— begin Given data —

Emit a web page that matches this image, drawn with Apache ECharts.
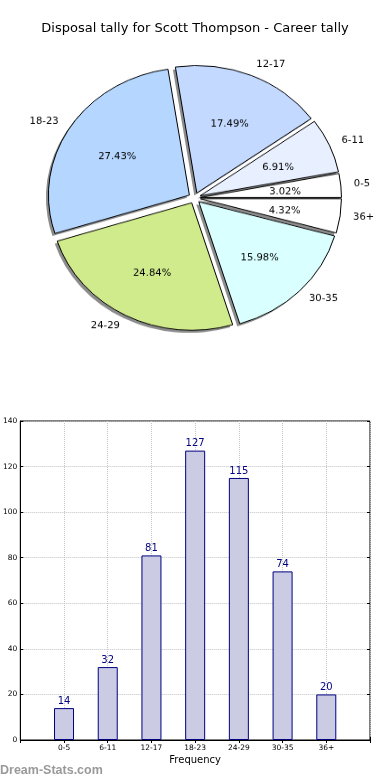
<!DOCTYPE html>
<html><head><meta charset="utf-8">
<script src="https://cdn.jsdelivr.net/npm/echarts@6/dist/echarts.min.js"></script>
<style>
html,body{margin:0;padding:0;background:#fff}
#main{position:absolute;left:0;top:0;width:390px;height:780px}
#pie{position:absolute;left:0;top:0;width:390px;height:400px;transform-origin:0 198px;transform:scaleY(0.904);pointer-events:none}
</style></head><body>
<div id="main"></div><div id="pie"></div>
<script>
const categories = ['0-5','6-11','12-17','18-23','24-29','30-35','36+'];
const tallies = [14,32,81,127,115,74,20];
const yTicks = [0,20,40,60,80,100,120,140];
const titleText = 'Disposal tally for Scott Thompson - Career tally';
const watermark = 'Dream-Stats.com';
const sliceColors = ['#ffffff','#e8efff','#c4d9ff','#b5d6ff','#cfeb8c','#d9ffff','#ffffff'];

const total = tallies.reduce((a,b)=>a+b,0);
const font = 'DejaVu Sans';

// ----- bar chart + title -----
const main = echarts.init(document.getElementById('main'), null, {renderer:'canvas'});
const xData = [''].concat(categories, ['']);
const barData = [null].concat(tallies, [null]);
main.setOption({
  animation:false,
  title:{text:titleText, left:'center', top:22, padding:0,
    textStyle:{fontFamily:font, fontSize:13, fontWeight:'normal', color:'#000'}},
  grid:{left:19, right:20, top:421, bottom:40, show:true, borderColor:'#000', borderWidth:1},
  xAxis:[{
    type:'category', data:xData, boundaryGap:false,
    axisLine:{show:true, lineStyle:{color:'#000'}},
    axisTick:{show:true, inside:true, length:3, interval:0, lineStyle:{color:'#000'}},
    axisLabel:{interval:0, fontSize:7.5, fontFamily:font, color:'#000', margin:4},
    splitLine:{show:true, interval:0, lineStyle:{type:'dotted', color:'#c4c4c4', width:1}},
    name:'Frequency', nameLocation:'middle', nameGap:15,
    nameTextStyle:{fontSize:10, fontFamily:font, color:'#000'}
  },{
    type:'category', data:xData, boundaryGap:false, position:'top',
    axisLine:{show:false}, axisTick:{show:true, inside:true, length:3, interval:0, lineStyle:{color:'#000'}},
    axisLabel:{show:false}, splitLine:{show:false}
  }],
  yAxis:[{
    type:'value', min:yTicks[0], max:yTicks[yTicks.length-1], interval:yTicks[1]-yTicks[0],
    axisLine:{show:true, lineStyle:{color:'#000'}},
    axisTick:{show:true, inside:true, length:3, lineStyle:{color:'#000'}},
    axisLabel:{fontSize:7.5, fontFamily:font, color:'#000', margin:3},
    splitLine:{show:true, lineStyle:{type:'dotted', color:'#c4c4c4', width:1}}
  },{
    type:'value', position:'right', min:yTicks[0], max:yTicks[yTicks.length-1], interval:yTicks[1]-yTicks[0],
    axisLine:{show:false}, axisTick:{show:true, inside:true, length:3, lineStyle:{color:'#000'}},
    axisLabel:{show:false}, splitLine:{show:false}
  }],
  graphic:[{type:'text', left:0, top:764,
    style:{text:watermark, fill:'#9a9a9a', font:'bold 12.5px "Liberation Sans", Arial, sans-serif'}}],
  series:[{
    type:'bar', data:barData, xAxisIndex:0, yAxisIndex:0, barWidth:20,
    itemStyle:{color:'#cbcbe3', borderColor:'#000080', borderWidth:1},
    label:{show:true, position:'top', distance:2, color:'#000080', fontSize:10, fontFamily:font},
    emphasis:{disabled:true}
  }]
});

// ----- pie chart (drawn as circle, squeezed vertically by CSS to match the elliptical original) -----
const pie = echarts.init(document.getElementById('pie'), null, {renderer:'canvas'});
const pieData = categories.map((c,i)=>({name:c, value:tallies[i], selected:true,
  itemStyle:{color:sliceColors[i]}}));
const plainData = categories.map((c,i)=>({name:c, value:tallies[i], selected:true}));
const cx = 194.5, cy = 198;
const common = {type:'pie', startAngle:0, clockwise:false,
  selectedMode:'multiple', selectedOffset:6, avoidLabelOverlap:false, silent:true,
  emphasis:{disabled:true}};
pie.setOption({
  animation:false,
  series:[
    // shadow layer
    Object.assign({}, common, {
      center:[cx-2.5, cy+2.8], radius:[0,141], data:plainData,
      itemStyle:{color:'rgba(0,0,0,0.45)', borderWidth:0},
      select:{itemStyle:{color:'rgba(0,0,0,0.45)', borderWidth:0}},
      label:{show:false}, labelLine:{show:false}
    }),
    Object.assign({}, common, {
      center:[cx, cy], radius:[0,141], data:pieData,
      itemStyle:{borderColor:'#000', borderWidth:1},
      select:{itemStyle:{borderColor:'#000', borderWidth:1}},
      label:{show:true, position:'outside', formatter:'{b}', fontSize:10, fontFamily:font, color:'#000', distanceToLabelLine:0, alignTo:'none', offset:[-1,2.8]},
      labelLine:{show:false, length:13, length2:0}
    }),
    Object.assign({}, common, {
      center:[cx, cy+2.5], radius:[0,164], data:plainData,
      itemStyle:{color:'rgba(0,0,0,0)', borderWidth:0},
      select:{itemStyle:{color:'rgba(0,0,0,0)', borderWidth:0}},
      label:{show:true, position:'inside', fontSize:10, fontFamily:font, color:'#000',
        formatter:p=>(p.value/total*100).toFixed(2)+'%'},
      labelLine:{show:false}
    })
  ]
});
</script>
</body></html>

— end Given data —

Quote the listing above in full, except for the pictures.

## Answer below
Emit a web page that matches this image, drawn with Apache ECharts.
<!DOCTYPE html>
<html><head><meta charset="utf-8">
<script src="https://cdn.jsdelivr.net/npm/echarts@6/dist/echarts.min.js"></script>
<style>
html,body{margin:0;padding:0;background:#fff}
#main{position:absolute;left:0;top:0;width:390px;height:780px}
#pie{position:absolute;left:0;top:0;width:390px;height:400px;transform-origin:0 198px;transform:scaleY(0.904);pointer-events:none}
</style></head><body>
<div id="main"></div><div id="pie"></div>
<script>
const categories = ['0-5','6-11','12-17','18-23','24-29','30-35','36+'];
const tallies = [14,32,81,127,115,74,20];
const yTicks = [0,20,40,60,80,100,120,140];
const titleText = 'Disposal tally for Scott Thompson - Career tally';
const watermark = 'Dream-Stats.com';
const sliceColors = ['#ffffff','#e8efff','#c4d9ff','#b5d6ff','#cfeb8c','#d9ffff','#ffffff'];

const total = tallies.reduce((a,b)=>a+b,0);
const font = 'DejaVu Sans';

// ----- bar chart + title -----
const main = echarts.init(document.getElementById('main'), null, {renderer:'canvas'});
const xData = [''].concat(categories, ['']);
const barData = [null].concat(tallies, [null]);
main.setOption({
  animation:false,
  title:{text:titleText, left:'center', top:22, padding:0,
    textStyle:{fontFamily:font, fontSize:13, fontWeight:'normal', color:'#000'}},
  grid:{left:19, right:20, top:421, bottom:40, show:true, borderColor:'#000', borderWidth:1},
  xAxis:[{
    type:'category', data:xData, boundaryGap:false,
    axisLine:{show:true, lineStyle:{color:'#000'}},
    axisTick:{show:true, inside:true, length:3, interval:0, lineStyle:{color:'#000'}},
    axisLabel:{interval:0, fontSize:7.5, fontFamily:font, color:'#000', margin:4},
    splitLine:{show:true, interval:0, lineStyle:{type:'dotted', color:'#c4c4c4', width:1}},
    name:'Frequency', nameLocation:'middle', nameGap:15,
    nameTextStyle:{fontSize:10, fontFamily:font, color:'#000'}
  },{
    type:'category', data:xData, boundaryGap:false, position:'top',
    axisLine:{show:false}, axisTick:{show:true, inside:true, length:3, interval:0, lineStyle:{color:'#000'}},
    axisLabel:{show:false}, splitLine:{show:false}
  }],
  yAxis:[{
    type:'value', min:yTicks[0], max:yTicks[yTicks.length-1], interval:yTicks[1]-yTicks[0],
    axisLine:{show:true, lineStyle:{color:'#000'}},
    axisTick:{show:true, inside:true, length:3, lineStyle:{color:'#000'}},
    axisLabel:{fontSize:7.5, fontFamily:font, color:'#000', margin:3},
    splitLine:{show:true, lineStyle:{type:'dotted', color:'#c4c4c4', width:1}}
  },{
    type:'value', position:'right', min:yTicks[0], max:yTicks[yTicks.length-1], interval:yTicks[1]-yTicks[0],
    axisLine:{show:false}, axisTick:{show:true, inside:true, length:3, lineStyle:{color:'#000'}},
    axisLabel:{show:false}, splitLine:{show:false}
  }],
  graphic:[{type:'text', left:0, top:764,
    style:{text:watermark, fill:'#9a9a9a', font:'bold 12.5px "Liberation Sans", Arial, sans-serif'}}],
  series:[{
    type:'bar', data:barData, xAxisIndex:0, yAxisIndex:0, barWidth:20,
    itemStyle:{color:'#cbcbe3', borderColor:'#000080', borderWidth:1},
    label:{show:true, position:'top', distance:2, color:'#000080', fontSize:10, fontFamily:font},
    emphasis:{disabled:true}
  }]
});

// ----- pie chart (drawn as circle, squeezed vertically by CSS to match the elliptical original) -----
const pie = echarts.init(document.getElementById('pie'), null, {renderer:'canvas'});
const pieData = categories.map((c,i)=>({name:c, value:tallies[i], selected:true,
  itemStyle:{color:sliceColors[i]}}));
const plainData = categories.map((c,i)=>({name:c, value:tallies[i], selected:true}));
const cx = 194.5, cy = 198;
const common = {type:'pie', startAngle:0, clockwise:false,
  selectedMode:'multiple', selectedOffset:6, avoidLabelOverlap:false, silent:true,
  emphasis:{disabled:true}};
pie.setOption({
  animation:false,
  series:[
    // shadow layer
    Object.assign({}, common, {
      center:[cx-2.5, cy+2.8], radius:[0,141], data:plainData,
      itemStyle:{color:'rgba(0,0,0,0.45)', borderWidth:0},
      select:{itemStyle:{color:'rgba(0,0,0,0.45)', borderWidth:0}},
      label:{show:false}, labelLine:{show:false}
    }),
    Object.assign({}, common, {
      center:[cx, cy], radius:[0,141], data:pieData,
      itemStyle:{borderColor:'#000', borderWidth:1},
      select:{itemStyle:{borderColor:'#000', borderWidth:1}},
      label:{show:true, position:'outside', formatter:'{b}', fontSize:10, fontFamily:font, color:'#000', distanceToLabelLine:0, alignTo:'none', offset:[-1,2.8]},
      labelLine:{show:false, length:13, length2:0}
    }),
    Object.assign({}, common, {
      center:[cx, cy+2.5], radius:[0,164], data:plainData,
      itemStyle:{color:'rgba(0,0,0,0)', borderWidth:0},
      select:{itemStyle:{color:'rgba(0,0,0,0)', borderWidth:0}},
      label:{show:true, position:'inside', fontSize:10, fontFamily:font, color:'#000',
        formatter:p=>(p.value/total*100).toFixed(2)+'%'},
      labelLine:{show:false}
    })
  ]
});
</script>
</body></html>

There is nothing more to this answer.